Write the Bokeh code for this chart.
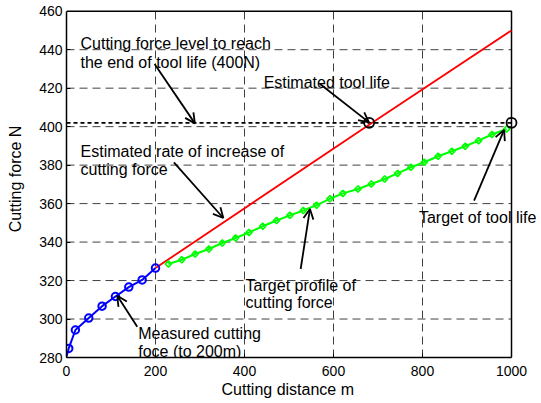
import math
from bokeh.plotting import figure
from bokeh.models import Range1d, FixedTicker, Arrow, OpenHead, Label, Title
from bokeh.embed import file_html
from bokeh.resources import INLINE

# ---------------- data ----------------
x_ticks = [0, 200, 400, 600, 800, 1000]
y_ticks = [280, 300, 320, 340, 360, 380, 400, 420, 440, 460]

# measured cutting force (to 200 m)
x_meas = [0, 5, 20, 50, 80, 110, 140, 170, 200]
f_meas = [280.5, 284.7, 294.3, 300.5, 306.7, 311.7, 316.6, 320.3, 326.5]

# estimated rate of increase
x_est = [200, 680, 1000]
f_est = [326.5, 401, 450]

# target profile of cutting force
x_target = [229, 259, 289, 320, 350, 380, 410, 441, 472, 502, 532, 562, 592,
            621, 655, 685, 715, 744, 774, 804, 835, 866, 896, 926, 956, 989]
f_target = [328.6, 330.8, 333.8, 336.4, 339.5, 342.1, 345.0, 348.2, 351.2,
            353.9, 356.4, 359.2, 362.5, 365.3, 367.6, 370.2, 372.8, 375.7,
            378.9, 381.5, 384.6, 387.2, 389.8, 392.7, 395.9, 398.8]

# tool-life level and points
life_level = 402
x_life = [680, 1000]
f_life = [402, 402]

X_MIN, X_MAX = x_ticks[0], x_ticks[-1]
Y_MIN, Y_MAX = y_ticks[0], y_ticks[-1]

FONT = "Liberation Sans"
FS = "16px"

# frame extended to the right/top so that marks and texts outside the
# axes box are not clipped; the box itself is drawn explicitly
p = figure(width=541, height=403, output_backend="svg", toolbar_location=None,
           x_range=Range1d(X_MIN, 1067.4), y_range=Range1d(Y_MIN, 465.57),
           min_border_left=66, min_border_right=0, min_border_top=0,
           min_border_bottom=46, background_fill_color="white",
           border_fill_color="white")
p.outline_line_color = None
p.xgrid.visible = False
p.ygrid.visible = False

for ax in (p.xaxis, p.yaxis):
    ax.major_label_text_font = FONT
    ax.major_label_text_font_size = "14px"
    ax.major_label_text_color = "black"
    ax.axis_label_text_font = FONT
    ax.axis_label_text_font_size = FS
    ax.axis_label_text_font_style = "normal"
    ax.axis_label_text_color = "black"
    ax.axis_line_color = "black"
    ax.axis_line_width = 1.5
    ax.major_tick_in = 4
    ax.major_tick_out = 0
    ax.minor_tick_in = 0
    ax.minor_tick_out = 0
    ax.major_tick_line_color = "black"

p.xaxis.ticker = FixedTicker(ticks=x_ticks)
p.yaxis.ticker = FixedTicker(ticks=y_ticks)
p.xaxis.bounds = (X_MIN, X_MAX)
p.yaxis.bounds = (Y_MIN, Y_MAX)
p.yaxis.axis_label = "Cutting force N"
p.xaxis.major_label_standoff = 8
p.yaxis.major_label_standoff = 4
p.yaxis.axis_label_standoff = 12

p.add_layout(Title(text="Cutting distance m", align="left", offset=155,
                   text_font=FONT, text_font_size=FS, text_font_style="normal",
                   text_color="black", standoff=0), "below")

# grid (dashed)
gx = x_ticks[1:-1]
gy = y_ticks[1:-1]
p.segment(x0=gx, y0=[Y_MIN] * len(gx), x1=gx, y1=[Y_MAX] * len(gx),
          line_color="#404040", line_width=1, line_dash="8 5")
p.segment(x0=[X_MIN] * len(gy), y0=gy, x1=[X_MAX] * len(gy), y1=gy,
          line_color="#404040", line_width=1, line_dash="8 5")

# top and right sides of the axes box
p.line([X_MIN, X_MAX, X_MAX], [Y_MAX, Y_MAX, Y_MIN], line_color="black",
       line_width=1.5)

# tool-life level line
p.line([X_MIN, X_MAX], [life_level, life_level], line_color="black",
       line_width=1.8, line_dash="4 3")

# estimated rate (red)
p.line(x_est, f_est, line_color="#ff0000", line_width=1.8)

# target profile (green)
p.line(x_target, f_target, line_color="#00ff00", line_width=2)
p.scatter(x_target, f_target, marker="square", angle=math.pi / 4, size=4.5,
          line_color="#00ff00", line_width=1.6, fill_color=None)

# measured (blue)
p.line(x_meas, f_meas, line_color="#0000ff", line_width=2)
p.scatter(x_meas[1:], f_meas[1:], marker="circle", size=7.5,
          line_color="#0000ff", line_width=2, fill_color=None)

# tool-life points
p.scatter(x_life, f_life, marker="circle", size=10, line_color="black",
          line_width=1.8, fill_color=None)

# annotations (text)
labels = [
    ("Cutting force level to reach", 31.5, 443.0),
    ("the end of tool life (400N)", 31.5, 433.5),
    ("Estimated tool life", 443.0, 423.1),
    ("Estimated rate of increase of", 31.5, 387.2),
    ("cutting force", 31.5, 377.9),
    ("Target of tool life", 792.0, 352.9),
    ("Target profile of", 402.5, 317.3),
    ("cutting force", 402.5, 308.6),
    ("Measured cutting", 161.2, 292.5),
    ("foce (to 200m)", 161.2, 283.1),
]
for t, lx, ly in labels:
    p.add_layout(Label(x=lx, y=ly, text=t, text_font=FONT,
                       text_font_size=FS, text_color="black",
                       text_align="left", text_baseline="alphabetic"))

arrows = [
    (197.9, 432.6, 288.5, 401.7),
    (569.7, 422.2, 679.8, 402.2),
    (241.3, 381.4, 352.4, 352.5),
    (915.9, 361.5, 983.4, 398.3),
    (526.2, 326.0, 547.1, 357.2),
    (159.0, 296.0, 114.0, 312.1),
]
for xs, ys, xe, ye in arrows:
    p.add_layout(Arrow(end=OpenHead(size=10, line_width=1.8, line_color="black"),
                       x_start=xs, y_start=ys, x_end=xe, y_end=ye,
                       line_color="black", line_width=1.8))

open("out.html", "w").write(file_html(p, INLINE))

→ **Description of the task**
Give again exactly the lines running from the beginning of the material above through the line that contains "420, 440, 460]", and leave out every picture.

→ **Complete output**
Write the Bokeh code for this chart.
import math
from bokeh.plotting import figure
from bokeh.models import Range1d, FixedTicker, Arrow, OpenHead, Label, Title
from bokeh.embed import file_html
from bokeh.resources import INLINE

# ---------------- data ----------------
x_ticks = [0, 200, 400, 600, 800, 1000]
y_ticks = [280, 300, 320, 340, 360, 380, 400, 420, 440, 460]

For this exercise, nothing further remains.